Ces interrogations, la médecine moderne peine encore à y apporter des réponses. «Sa complexité fait que le syndrome de Diogène reste méconnu, concède Emeline Dogne. Il y a plusieurs hypothèses cliniques possibles, qui vont de la psychose à la démence en passant par le trouble obsessionnel compulsif ou encore la dépression, mais aucune piste définitive. Les facteurs de risque vont de l’avancée en âge à la solitude en passant par le deuil, des facteurs de stress environnementaux ou des notions de carences affectives précoces, et la prise en charge est souvent très difficile. Non seulement les patients sont le plus souvent anosognosiques (NDLR: sans conscience du trouble dont ils souffrent) mais cette pathologie s’accompagne aussi la plupart du temps de méfiance et d’un refus des soins.»

D’autant qu’ainsi que l’illustre le cas de Carole Allamand et de sa mère, qu’il s’agisse d’un éloignement géographique ou bien de l’absence pure et simple d’un réseau de proches, le plus souvent, ce mal reste confiné entre les murs du domicile, caché parmi les montagnes de détritus.

Faire place nette

«Ma mère faisait tout pour que personne ne découvre son secret.
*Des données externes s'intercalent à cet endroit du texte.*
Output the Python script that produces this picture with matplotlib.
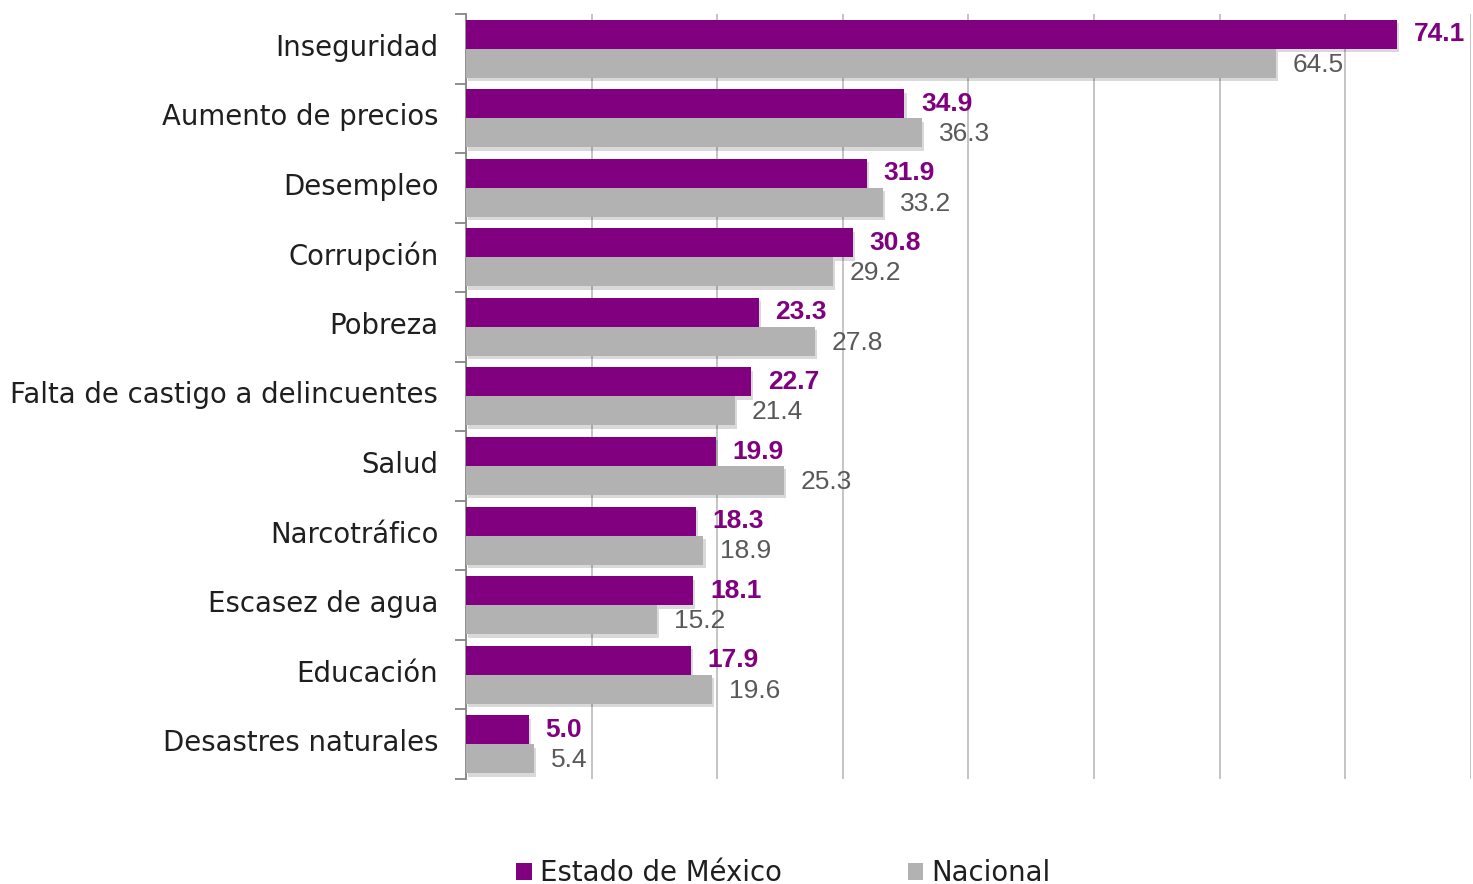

Lors de mes visites à Genève, elle refusait toujours que je passe la chercher chez elle et me donnait rendez-vous directement en ville. Sans être cossu, son immeuble était une robuste construction qui ne laissait fuiter aucune odeur, et la culture genevoise calviniste du «chacun chez soi» a favorisé sa dérive. Quand j’allais la voir, il m’était impossible d’entrevoir l’insalubrité dans laquelle ma mère vivait, et qui était incompatible avec sa personnalité, une dame élégante et très soignée», raconte Carole Allamand. Qui confie craindre la réaction à la sortie de Tout Garder, «parce que je fais le choix de révéler ce qu’elle a voulu cacher, et j’attente par là même à sa dignité». Une peur qui a pris la place du regret chez celle qui recommande aux proches de personnes souffrant du syndrome de Diogène «d’éviter toute culpabilité liée à l’ignorance de la situation. Le secret est une partie intégrante de cette pathologie: ce n’est pas vous qui avez négligé un gardeur ou une gardeuse, c’est lui ou elle qui ont tenu à vous épargner».
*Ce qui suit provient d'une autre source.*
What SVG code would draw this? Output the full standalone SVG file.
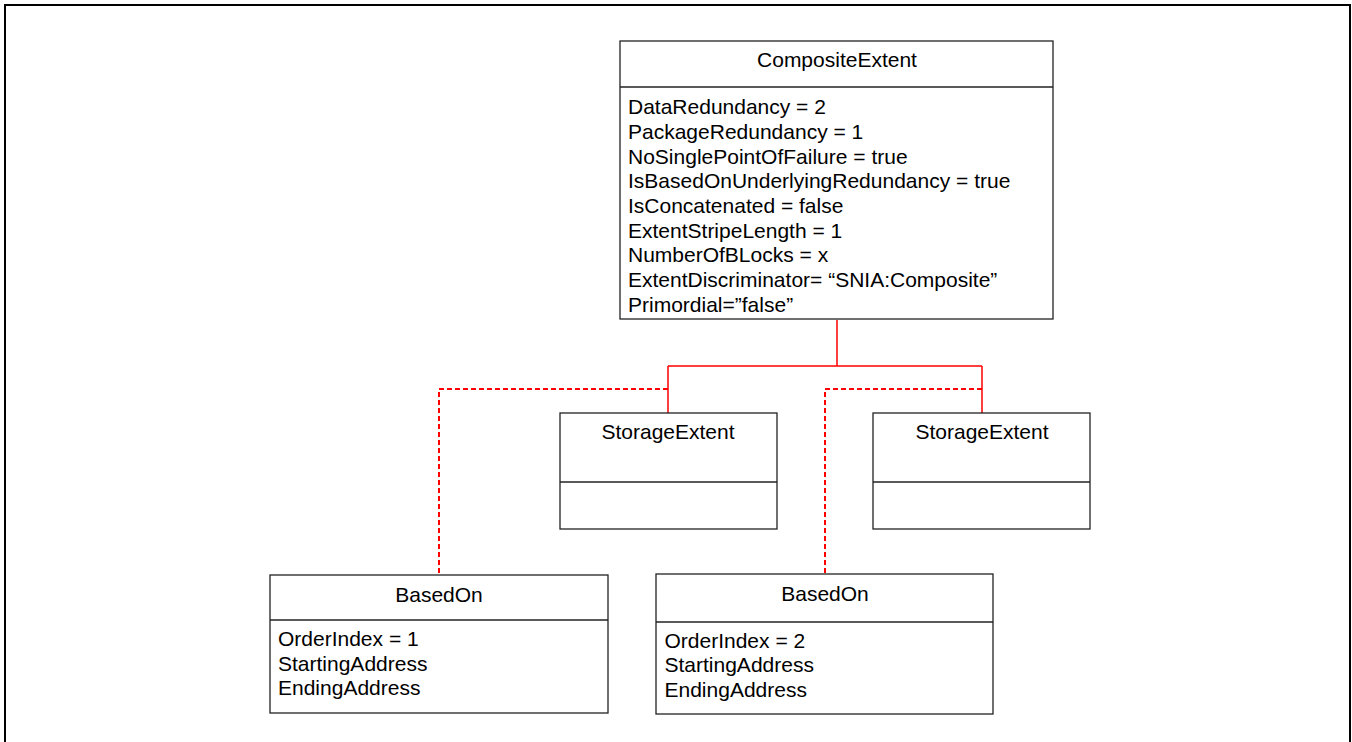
<svg xmlns="http://www.w3.org/2000/svg" width="1352" height="742" viewBox="0 0 1352 742">
<style>
.box{fill:#fff;stroke:#222;stroke-width:1.3}
.div{stroke:#222;stroke-width:1.3}
.t{font-family:"Liberation Sans",Arial,sans-serif;font-size:21px;fill:#000}
.c{text-anchor:middle}
.solid{fill:none;stroke:#ff0000;stroke-width:1.5}
.dash{fill:none;stroke:#ff0000;stroke-width:2;stroke-dasharray:5,3}
</style>
<rect x="0" y="0" width="1352" height="742" fill="#fff"/>
<rect x="5" y="5" width="1345" height="760" fill="none" stroke="#000" stroke-width="2"/>
<g id="connectors">
<path class="solid" d="M837 320 V366 M668 366 H982 M668 366 V413 M982 366 V413"/>
<path class="dash" d="M668 389 H439 V575"/>
<path class="dash" d="M982 389 H825 V574"/>
</g>
<g id="composite-extent">
<rect class="box" x="620" y="41" width="433" height="278"/>
<line class="div" x1="620" y1="87" x2="1053" y2="87"/>
<text class="t c" x="837" y="67">CompositeExtent</text>
<text class="t" x="628" y="114.3">DataRedundancy = 2</text>
<text class="t" x="628" y="139">PackageRedundancy = 1</text>
<text class="t" x="628" y="163.7">NoSinglePointOfFailure = true</text>
<text class="t" x="628" y="188.3">IsBasedOnUnderlyingRedundancy = true</text>
<text class="t" x="628" y="213">IsConcatenated = false</text>
<text class="t" x="628" y="237.7">ExtentStripeLength = 1</text>
<text class="t" x="628" y="262.3">NumberOfBLocks = x</text>
<text class="t" x="628" y="287">ExtentDiscriminator= “SNIA:Composite”</text>
<text class="t" x="628" y="311.7">Primordial=”false”</text>
</g>
<g id="storage-extent-1">
<rect class="box" x="560" y="413" width="217" height="116"/>
<line class="div" x1="560" y1="482" x2="777" y2="482"/>
<text class="t c" x="668" y="439">StorageExtent</text>
</g>
<g id="storage-extent-2">
<rect class="box" x="873" y="413" width="217" height="116"/>
<line class="div" x1="873" y1="482" x2="1090" y2="482"/>
<text class="t c" x="982" y="439">StorageExtent</text>
</g>
<g id="based-on-1">
<rect class="box" x="270" y="575" width="338" height="138"/>
<line class="div" x1="270" y1="620" x2="608" y2="620"/>
<text class="t c" x="439" y="601.5">BasedOn</text>
<text class="t" x="278" y="646">OrderIndex = 1</text>
<text class="t" x="278" y="670.5">StartingAddress</text>
<text class="t" x="278" y="695">EndingAddress</text>
</g>
<g id="based-on-2">
<rect class="box" x="656" y="574" width="337" height="140"/>
<line class="div" x1="656" y1="622" x2="993" y2="622"/>
<text class="t c" x="825" y="600.5">BasedOn</text>
<text class="t" x="664.5" y="647.5">OrderIndex = 2</text>
<text class="t" x="664.5" y="672">StartingAddress</text>
<text class="t" x="664.5" y="696.5">EndingAddress</text>
</g>
</svg>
Et la honte, dans tout ça? «Pourquoi faudrait-il avoir honte de la façon dont un proche exprime sa souffrance? Même si le syndrome de Diogène est difficile à gérer pour l’entourage, il est important de se rappeler que la première personne qui souffre est celle qui le manifeste par de l’accumulation. Pour tenter de mieux le vivre, la priorité est d’essayer de mieux comprendre ce que cette maladie implique. Surtout, il est important de se demander pourquoi on a honte de quelque chose qui touche une autre personne, et donc, ne nous définit pas.» Et d’en profiter pour faire un peu de ménage mental.